Here’s where the planning comes in. There are some nice early-afternoon quite low tides around the full and new moons this month. That means, if you’re around these parts, you might like to gather some pipis or worms along Airforce Beach at Evans Head, South Ballina Beach, Seven Mile Beach at Lennox Head or along the stretch from Brunswick Heads to Tyagarah.

You could then use the bait to fish the smaller high tide as it rises around dark and watch the fat moon slide up from the ocean. It’s a great time for any fish and there’s a good chance of bagging a nice feed of whiting, bream and dart. And, if you’ve been successful catching the worms, a silver school jew is also on the cards.

Remember that you’re not allowed to take the pipis you’ve gathered more than 50 metres from the high tide line, so take only as many as you think you’ll use and return unused pipis for next time. If you’re not confident that you’ll be able to catch beach worms, you might have to order some from the local bait shop – you won’t be sorry, they’re top bait.

Or you could use these low tides to pump yabbies on the flats of the Evans River, the Richmond, North Creek or the Brunswick. While you’ll catch good whiting on the rising afternoon tide, the better fish seem to like the bigger tides so you might have to keep the yabbies alive overnight to fish the strong-running morning high. Places to try include the spit near the Ballina Sailing Club, Riverview Park, and Faulks Reserve at West Ballina, while boaters can also ply the running flats around Pimlico Island. Quality whiting are also to be had around the shores of the Massey Greene caravan park at Brunswick Heads and in the North Arm shallows. At Evans, try your luck upstream of the bridge or around Pelican Island.

ESTUARY FLATHEAD

With the same sort of planning, you could try the estuary flathead on lures or bait of your choice. The Richmond, Brunswick and, to a lesser extent, the Evans, have ready supplies of lizards and the best time to chase them is a falling tide at first light.
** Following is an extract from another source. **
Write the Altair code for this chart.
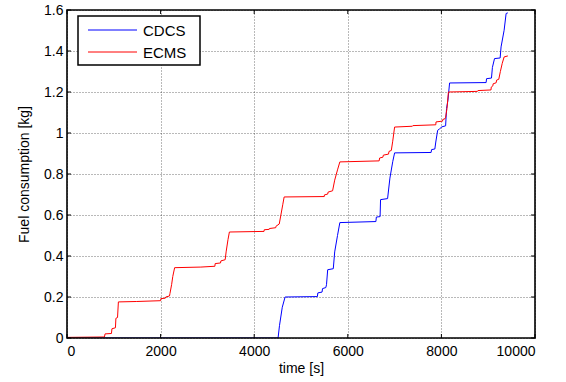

The few days following January 1 and January 14 are suitable – look for channels, drop-offs and eddies.

First-light trips are best, too, for tailor and there should be adequate supplies of choppers around this month along with the chance of some thumping greenbacks like there were last January. It’s best to get everything ready the previous night so that you hit the beach or the rocks when you can barely see, meaning at least an hour or so of good action before the rising sun sends the fish deeper.

Why not have a prospecting drive the day before to work out the best spots? A drive along a beach at low tide, or a half-hour spent soaking in the view from high headlands, will help identify likely gutters and holes at high tide the following morning.

Most offshore anglers fully know the advantages of preparation. They’ll be on the water and ready to cross the bar as soon as they can see. There should be some squire and mixed reef stuff inshore early, along with the possibility of early-season mackerel. As the day brightens, most fishos try the deeper, wider reefs for more reds and possibly teraglin or jewfish. This is also prime marlin month and wherever there’s cobalt blue water and schools of bait, it’s worth putting out a livie.

Flathead are always on the menu in local estuaries but are at their prime around now.